I forgot about one particularly memorable Megillah reading: my first one. I probably forgot about it because, for me, it was about getting through it and feeling a sense of relief. I was also a self-absorbed teenager at the time, and perhaps I did not notice how meaningful it was for others. Fortunately, my parents reminded me of that today.
That first reading was in 1992. I layned the Megillah at the Shomrei Emunah youth minyan in Baltimore. It was mostly people about my age, including many of my friends, but there were 2 people there who were much, much older: my grandfathers.
My paternal grandfather probably would have been critical of my reading had his hearing been intact. I know now that he always had a bit of trouble taking pride in his MO grandkids, but that's neither here nor there. He came, and he probably shepped some nachas. He passed away about 2 years later, on Chol Ha-Mo'ed Pesach.

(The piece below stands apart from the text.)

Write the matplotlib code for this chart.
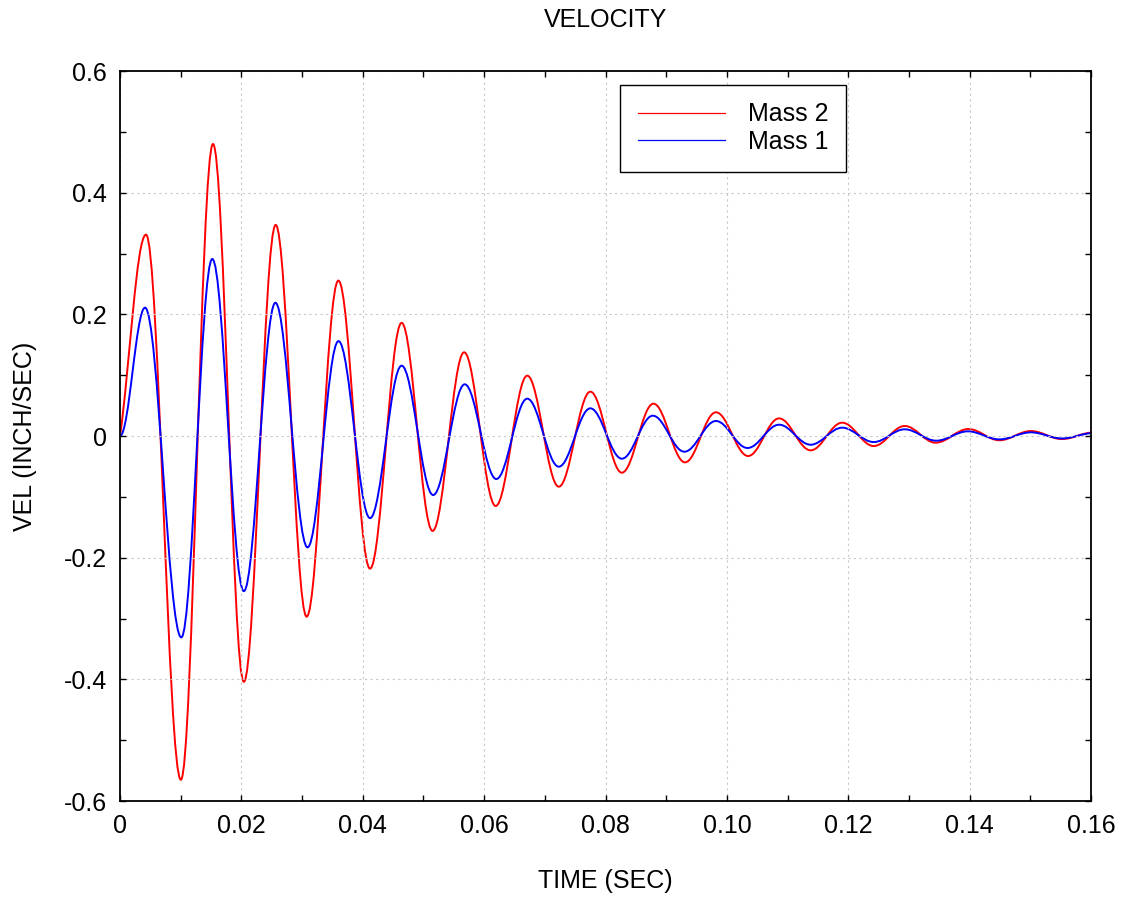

For my maternal grandfather, it was a very different story. His hearing was fully intact, though the rest of his body, by that point, was wracked with cancer. Learning to layn the Megillah was a lifelong goal of his that he never fulfilled. He came to shul that night with an oxygen tank in tow and left with tears in his eyes, knowing full well that it was probably his last Purim, satisfied that he lived long enough to bear witness that one of his own lifelong dreams was being fulfilled by his posterity. He passed away less than 3 months later, on Erev Shavu'ot. Much of his last time on earth was spent tying off the loose ends of his life (it was quite fitting that he completed the counting of the Omer, with a bracha, the night before he passed away). Based on his remarks, that Purim was another of those loose ends, another item on his "Bucket List", that he was able to fulfill before departing. Memorable, indeed.